The trust would require the necessary parties to be present, meaning the grantor of the trust, the person who was setting it up, there would have to be beneficiaries of some sort and there would have to be a trustee. The trust would require all of these parties to be involved, although these could all be the same person.
One person could set up the Brian Douglas family trust, for example, and they could even be the trustee and the beneficiary. Of course, when the person passed away, there would have to be a plan for other beneficiaries.
It would be important to have those three parties in place and then there would be the actual trust document that would have to be properly drafted that conforms to the state law, although there could be some variances between state to state and the laws regarding how they do things. The person would obviously want to make sure they had set it up properly.
These are really all the components that would be needed for an effective trust and then of course even though it would not necessarily be a component of it, the person would need to fund the trust meeting.

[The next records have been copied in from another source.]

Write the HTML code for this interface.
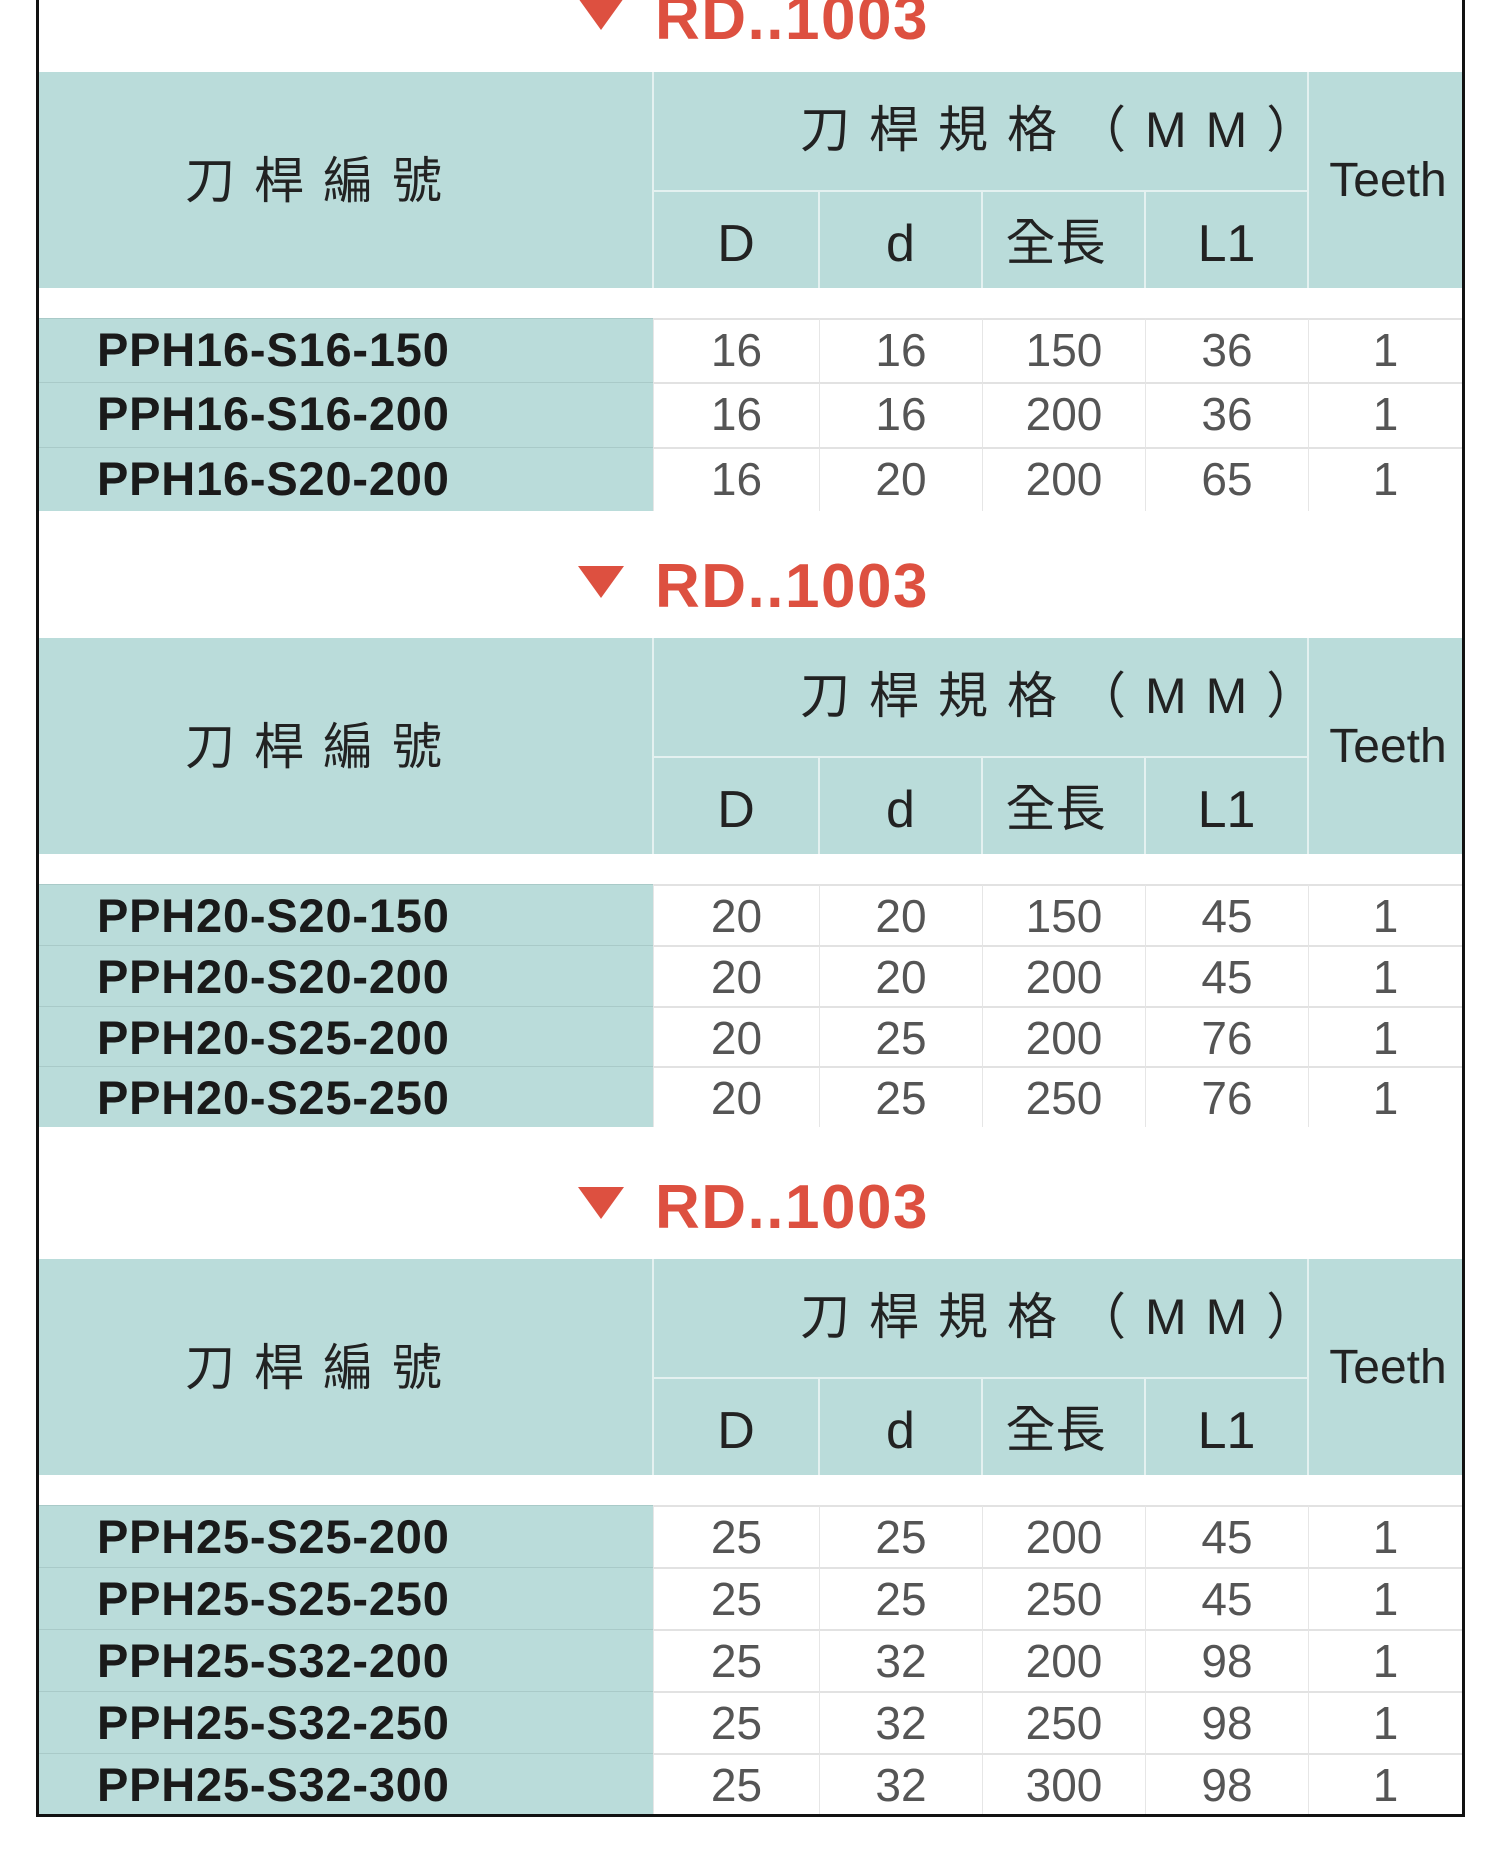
<!DOCTYPE html>
<html><head><meta charset="utf-8"><style>
*{margin:0;padding:0;box-sizing:border-box}
body{width:1500px;height:1851px;background:#fff;position:relative;overflow:hidden;font-family:"Liberation Sans","Noto Sans CJK TC",sans-serif}
.frame{position:absolute;left:36px;top:-5px;width:1429px;height:1822px;border:3px solid #111;border-top:none;z-index:5}
.sec{position:absolute;left:38px;width:1424px}
.tri{position:absolute;left:540px;width:0;height:0;border-left:23px solid transparent;border-right:23px solid transparent;border-top:32px solid #dd5040}
.title{position:absolute;left:617px;font-weight:bold;font-size:62px;letter-spacing:1.5px;color:#dd5040;line-height:60px;white-space:nowrap}
.hdr{position:absolute;left:0;top:0;width:1424px;height:216px;background:#badcda}
.vl{position:absolute;background:#e4f1f0;width:2px}
.hl{position:absolute;background:#e4f1f0;height:2px}
.ht{position:absolute;color:#222;white-space:nowrap;line-height:1}
.row{position:absolute;left:0;width:1424px}
.nm{position:absolute;left:0;top:0;width:615px;background:#badcda;border-top:1px solid #a9cac8}
.nm span{position:absolute;left:59px;top:6px;font-weight:bold;font-size:47px;letter-spacing:0.8px;color:#1a1a1a;line-height:50px}
.c{position:absolute;top:0;border-top:2px solid #e2e2e2;border-left:1px solid #e6e6e6;text-align:center;font-size:46px;color:#555;line-height:60px}
</style></head><body>
<div class="frame"></div>

<div class="sec" style="top:72px">
 <div class="tri" style="top:-74px"></div><div class="title" style="top:-83px">RD..1003</div>
</div>
<div class="sec" style="top:638px">
 <div class="tri" style="top:-72px"></div><div class="title" style="top:-81px">RD..1003</div>
</div>
<div class="sec" style="top:1259px">
 <div class="tri" style="top:-72px"></div><div class="title" style="top:-81px">RD..1003</div>
</div>

<div id="s1"></div>
<script>
var secs=[[72,511,[["PPH16-S16-150","16","16","150","36","1"],["PPH16-S16-200","16","16","200","36","1"],["PPH16-S20-200","16","20","200","65","1"]]],
[638,1127,[["PPH20-S20-150","20","20","150","45","1"],["PPH20-S20-200","20","20","200","45","1"],["PPH20-S25-200","20","25","200","76","1"],["PPH20-S25-250","20","25","250","76","1"]]],
[1259,1815,[["PPH25-S25-200","25","25","200","45","1"],["PPH25-S25-250","25","25","250","45","1"],["PPH25-S32-200","25","32","200","98","1"],["PPH25-S32-250","25","32","250","98","1"],["PPH25-S32-300","25","32","300","98","1"]]]];
var cols=[[615,166],[781,163],[944,163],[1107,163],[1270,154]];
var h="";
secs.forEach(function(s){
 var H=s[0],E=s[1]-H,rows=s[2],n=rows.length;
 var start=246,rh=(E-start)/n;
 h+='<div class="sec" style="top:'+H+'px"><div class="hdr">';
 h+='<div class="vl" style="left:614px;top:0;height:216px"></div><div class="vl" style="left:1269px;top:0;height:216px"></div>';
 h+='<div class="hl" style="left:615px;top:118px;width:655px"></div>';
 [780,943,1106].forEach(function(x){h+='<div class="vl" style="left:'+x+'px;top:119px;height:97px"></div>'});
 h+='<div class="ht" style="left:147px;top:84px;font-size:50px;letter-spacing:19px">刀桿編號</div>';
 h+='<div class="ht" style="left:762px;top:33px;font-size:50px;letter-spacing:19px">刀桿規格（MM）</div>';
 h+='<div class="ht" style="left:1285px;top:85px;font-size:48px;width:130px;text-align:center">Teeth</div>';
 var sub=["D","d","全長","L1"];
 sub.forEach(function(t,i){h+='<div class="ht" style="left:'+(cols[i][0]-(i==2?8:0))+'px;top:146px;width:'+cols[i][1]+'px;text-align:center;font-size:'+(i==2?50:52)+'px">'+t+'</div>'});
 h+='</div>';
 rows.forEach(function(r,j){
  var top=Math.round(start+j*rh), bot=Math.round(start+(j+1)*rh), ht=bot-top;
  h+='<div class="row" style="top:'+top+'px;height:'+ht+'px"><div class="nm" style="height:'+ht+'px"><span>'+r[0]+'</span></div>';
  for(var k=0;k<5;k++)h+='<div class="c" style="left:'+cols[k][0]+'px;width:'+cols[k][1]+'px;height:'+ht+'px">'+r[k+1]+'</div>';
  h+='</div>';
 });
 h+='</div>';
});
document.getElementById("s1").outerHTML=h;
</script>
</body></html>
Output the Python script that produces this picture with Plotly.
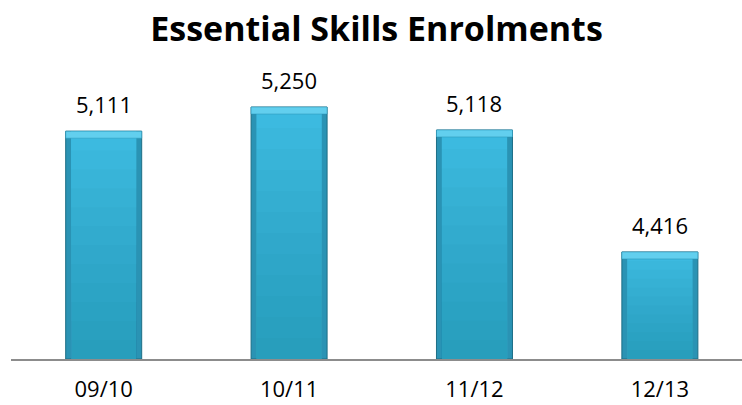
import plotly.graph_objects as go

# Enrolment counts per academic year
years = ["09/10", "10/11", "11/12", "12/13"]
enrolments = [5111, 5250, 5118, 4416]

Y_MIN, Y_MAX = 3800, 5400
BAR_W = 0.41
FONT = "Open Sans"

fig = go.Figure()

# body of each bar (darker outer colour gives the side bevels)
fig.add_trace(go.Bar(
    x=years, y=[v - Y_MIN for v in enrolments], base=Y_MIN, width=BAR_W,
    marker=dict(color="#2A93B4", line=dict(color="#1D6E86", width=1)),
    hoverinfo="skip", showlegend=False,
))
# brighter face inside the side bevels
fig.add_trace(go.Bar(
    x=years, y=[v - Y_MIN for v in enrolments], base=Y_MIN, width=BAR_W * 0.86,
    marker=dict(color="#3CBAE0", line=dict(width=0)),
    hoverinfo="skip", showlegend=False,
))
# vertical shading: stacked translucent layers darken the lower part
for i in range(1, 12):
    frac = 1 - i / 12
    fig.add_trace(go.Bar(
        x=years, y=[(v - Y_MIN) * frac for v in enrolments], base=Y_MIN,
        width=BAR_W * 0.86,
        marker=dict(color="rgba(10,70,95,0.022)", line=dict(width=0)),
        hoverinfo="skip", showlegend=False,
    ))
# light bevel along the top edge
cap = (Y_MAX - Y_MIN) * 0.025
fig.add_trace(go.Bar(
    x=years, y=[cap] * len(enrolments), base=[v - cap for v in enrolments],
    width=BAR_W,
    marker=dict(color="#62CFEE", line=dict(color="#2A93B4", width=0.5)),
    hoverinfo="skip", showlegend=False,
))

# value labels above the bars
for yr, v in zip(years, enrolments):
    fig.add_annotation(
        x=yr, y=v, text=f"{v:,}", showarrow=False,
        yanchor="bottom", yshift=10,
        font=dict(family=FONT, size=22, color="#000000"),
    )

fig.update_layout(
    width=742, height=405,
    margin=dict(l=11, r=0, t=81, b=46),
    paper_bgcolor="white", plot_bgcolor="white",
    barmode="overlay",
    title=dict(
        text="<b>Essential Skills Enrolments</b>",
        x=0.5, xanchor="center", xref="paper",
        y=1 - 29 / 405, yanchor="middle",
        font=dict(family=FONT, size=34, color="#000000"),
    ),
    xaxis=dict(
        type="category", range=[-0.5, 3.443], automargin=False,
        showline=True, linecolor="#8C8C8C", linewidth=1.5,
        showgrid=False, zeroline=False, ticks="",
        ticklabelstandoff=10,
        tickfont=dict(family=FONT, size=22, color="#000000"),
    ),
    yaxis=dict(
        range=[Y_MIN, Y_MAX], visible=False, showgrid=False, zeroline=False,
        automargin=False,
    ),
)

fig.write_html("out.html")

Sometimes people come in and bring documents showing that they formed a trust, but then they never actually did anything with it. Setting up the trust and doing all of that would be 90% to 99% of the battle, although arguably the most important thing to do would be to then put all the assets into the trust.
This would be the last element to take care of because it would not do the person any good to have a trust, or to have everything in place if they did not actually move their house into the trust or move their bank accounts into the trust, because the trust would only have control over whatever was put into it.
Why Do You Recommend A Revocable Trust As A Basic Strategy For Proper Estate Planning?
There are two huge benefits across the board that everyone regardless of their geographic location or which demographic they belonged to, would consider as benefits for them, and those benefits are incapacity planning in case something happened to the person and they are still alive but just not able to conduct their own affairs, and the second benefit would be avoiding probate.
This could also build into the fact that the person had minor children so they were trying to give it to their children as protected assets, as opposed to giving them outright gifts. The person would want to give it to their children but maybe they wanted to do it with certain strings attached.
The strings attached would be more like a rulebook, meaning they could not just take out all the money and spend it on lavish parties. They would not be able to just go crazy because there would be some oversight on whatever happens. They would also not have to worry about an ex or a future ex, taking the money.
Whether or not it was likely, all of these things would be added benefits that would vary with each trust plan because everybody’s family would be different. Some people have kids whereas some people do not.
There could be a lot of different variables, but it would start with those two benefits, incapacity planning and avoiding probate, which would cover it for everybody and this is why the conversation should always start with using a trust as opposed to a will or something like that, and then it could just talk about the additional benefits.
Is There Any Way To Protect A Child’s Inheritance In The Event They Got Divorced?
Absolutely. This is a very common concern although it is generally overlooked because people do not think about it and they do not want to think about it.
Let us suppose someone was setting up a trust and wanted to leave their children money in the trust or they wanted to leave them shares. Let us assume each had two daughters and if the trust instructed for each daughter to get half, 50-50 and then they just got the money outright, that money would potentially be subject to any divorce or it might be subject to creditors through litigation, bankruptcy, court and things like that.
The money would be in play and it would be available for the taking because it was not protected. It would be just like giving them cash money or property in their name, compared to if it was left to them and to the daughters in trust, for example, trust A and trust B. They would not actually get the money or the property or whatever was in the trust, because they would just be the beneficiaries of it.
In this case, they would not legally own those assets, and they would simply have certain rights under the rulebook of the terms that were set out for them in the trust.
It would now be a completely different argument because they would not actually be getting any assets because of the way it was drafted. It would state that they would be the beneficiary, and that they would not have rights to whatever was in the trust, and that they would only have rights to whatever the trustee decided to give them.